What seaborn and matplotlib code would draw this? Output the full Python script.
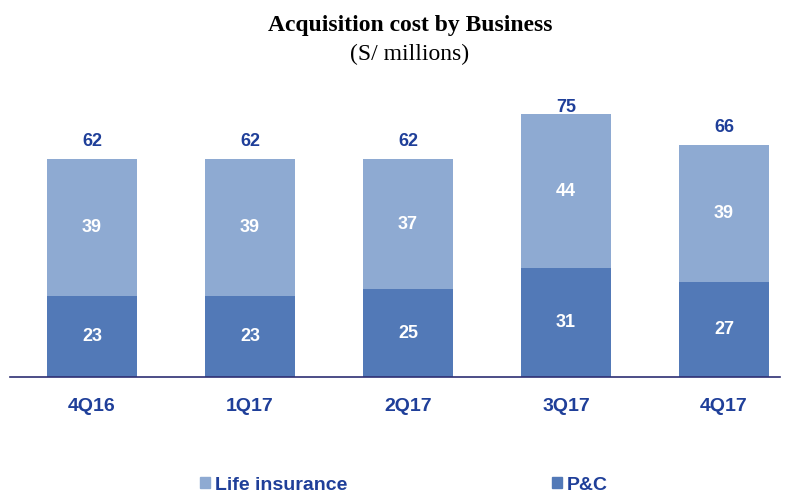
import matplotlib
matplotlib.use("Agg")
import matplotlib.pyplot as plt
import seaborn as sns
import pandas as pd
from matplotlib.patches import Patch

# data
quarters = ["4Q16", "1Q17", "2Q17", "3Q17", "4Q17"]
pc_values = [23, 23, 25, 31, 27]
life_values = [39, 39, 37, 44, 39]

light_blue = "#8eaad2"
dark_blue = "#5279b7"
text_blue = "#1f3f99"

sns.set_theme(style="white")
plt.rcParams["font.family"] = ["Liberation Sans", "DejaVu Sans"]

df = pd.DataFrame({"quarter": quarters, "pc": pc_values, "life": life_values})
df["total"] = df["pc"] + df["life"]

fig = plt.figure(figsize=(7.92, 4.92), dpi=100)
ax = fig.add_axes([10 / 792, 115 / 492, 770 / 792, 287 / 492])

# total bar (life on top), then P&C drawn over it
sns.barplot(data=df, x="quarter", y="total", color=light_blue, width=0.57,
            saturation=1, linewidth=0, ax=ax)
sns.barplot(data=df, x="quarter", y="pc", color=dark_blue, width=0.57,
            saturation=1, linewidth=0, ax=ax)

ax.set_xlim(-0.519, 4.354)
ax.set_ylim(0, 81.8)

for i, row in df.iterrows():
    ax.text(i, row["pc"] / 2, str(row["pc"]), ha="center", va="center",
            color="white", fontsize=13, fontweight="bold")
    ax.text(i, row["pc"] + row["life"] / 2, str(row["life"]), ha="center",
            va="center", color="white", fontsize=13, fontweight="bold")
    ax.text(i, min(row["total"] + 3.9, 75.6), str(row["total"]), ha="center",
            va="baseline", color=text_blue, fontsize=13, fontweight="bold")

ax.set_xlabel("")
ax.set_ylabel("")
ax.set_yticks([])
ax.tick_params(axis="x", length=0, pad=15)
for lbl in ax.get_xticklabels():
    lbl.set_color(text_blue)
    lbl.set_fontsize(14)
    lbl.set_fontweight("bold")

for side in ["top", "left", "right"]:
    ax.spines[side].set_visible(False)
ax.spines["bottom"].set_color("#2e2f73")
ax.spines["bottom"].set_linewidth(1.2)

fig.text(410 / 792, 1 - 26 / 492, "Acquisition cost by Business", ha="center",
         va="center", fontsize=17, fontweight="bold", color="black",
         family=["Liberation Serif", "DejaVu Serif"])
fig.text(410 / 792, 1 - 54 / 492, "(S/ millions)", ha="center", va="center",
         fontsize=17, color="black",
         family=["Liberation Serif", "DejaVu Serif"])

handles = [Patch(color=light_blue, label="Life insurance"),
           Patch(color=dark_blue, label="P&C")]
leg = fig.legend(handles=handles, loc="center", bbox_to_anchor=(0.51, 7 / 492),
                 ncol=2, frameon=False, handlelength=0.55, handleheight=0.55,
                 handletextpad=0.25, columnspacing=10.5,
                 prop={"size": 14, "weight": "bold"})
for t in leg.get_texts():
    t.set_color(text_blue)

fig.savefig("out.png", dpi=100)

________________________

What to produce:
Each line above is to be copied verbatim. Drop any image from the copy.

Response below:
What seaborn and matplotlib code would draw this? Output the full Python script.
import matplotlib
matplotlib.use("Agg")
import matplotlib.pyplot as plt
import seaborn as sns
import pandas as pd
from matplotlib.patches import Patch

# data
quarters = ["4Q16", "1Q17", "2Q17", "3Q17", "4Q17"]
pc_values = [23, 23, 25, 31, 27]
life_values = [39, 39, 37, 44, 39]

light_blue = "#8eaad2"
dark_blue = "#5279b7"
text_blue = "#1f3f99"

sns.set_theme(style="white")
plt.rcParams["font.family"] = ["Liberation Sans", "DejaVu Sans"]

df = pd.DataFrame({"quarter": quarters, "pc": pc_values, "life": life_values})
df["total"] = df["pc"] + df["life"]

fig = plt.figure(figsize=(7.92, 4.92), dpi=100)
ax = fig.add_axes([10 / 792, 115 / 492, 770 / 792, 287 / 492])

# total bar (life on top), then P&C drawn over it
sns.barplot(data=df, x="quarter", y="total", color=light_blue, width=0.57,
            saturation=1, linewidth=0, ax=ax)
sns.barplot(data=df, x="quarter", y="pc", color=dark_blue, width=0.57,
            saturation=1, linewidth=0, ax=ax)

ax.set_xlim(-0.519, 4.354)
ax.set_ylim(0, 81.8)

for i, row in df.iterrows():
    ax.text(i, row["pc"] / 2, str(row["pc"]), ha="center", va="center",
            color="white", fontsize=13, fontweight="bold")
    ax.text(i, row["pc"] + row["life"] / 2, str(row["life"]), ha="center",
            va="center", color="white", fontsize=13, fontweight="bold")
    ax.text(i, min(row["total"] + 3.9, 75.6), str(row["total"]), ha="center",
            va="baseline", color=text_blue, fontsize=13, fontweight="bold")

ax.set_xlabel("")
ax.set_ylabel("")
ax.set_yticks([])
ax.tick_params(axis="x", length=0, pad=15)
for lbl in ax.get_xticklabels():
    lbl.set_color(text_blue)
    lbl.set_fontsize(14)
    lbl.set_fontweight("bold")

for side in ["top", "left", "right"]:
    ax.spines[side].set_visible(False)
ax.spines["bottom"].set_color("#2e2f73")
ax.spines["bottom"].set_linewidth(1.2)

fig.text(410 / 792, 1 - 26 / 492, "Acquisition cost by Business", ha="center",
         va="center", fontsize=17, fontweight="bold", color="black",
         family=["Liberation Serif", "DejaVu Serif"])
fig.text(410 / 792, 1 - 54 / 492, "(S/ millions)", ha="center", va="center",
         fontsize=17, color="black",
         family=["Liberation Serif", "DejaVu Serif"])

handles = [Patch(color=light_blue, label="Life insurance"),
           Patch(color=dark_blue, label="P&C")]
leg = fig.legend(handles=handles, loc="center", bbox_to_anchor=(0.51, 7 / 492),
                 ncol=2, frameon=False, handlelength=0.55, handleheight=0.55,
                 handletextpad=0.25, columnspacing=10.5,
                 prop={"size": 14, "weight": "bold"})
for t in leg.get_texts():
    t.set_color(text_blue)

fig.savefig("out.png", dpi=100)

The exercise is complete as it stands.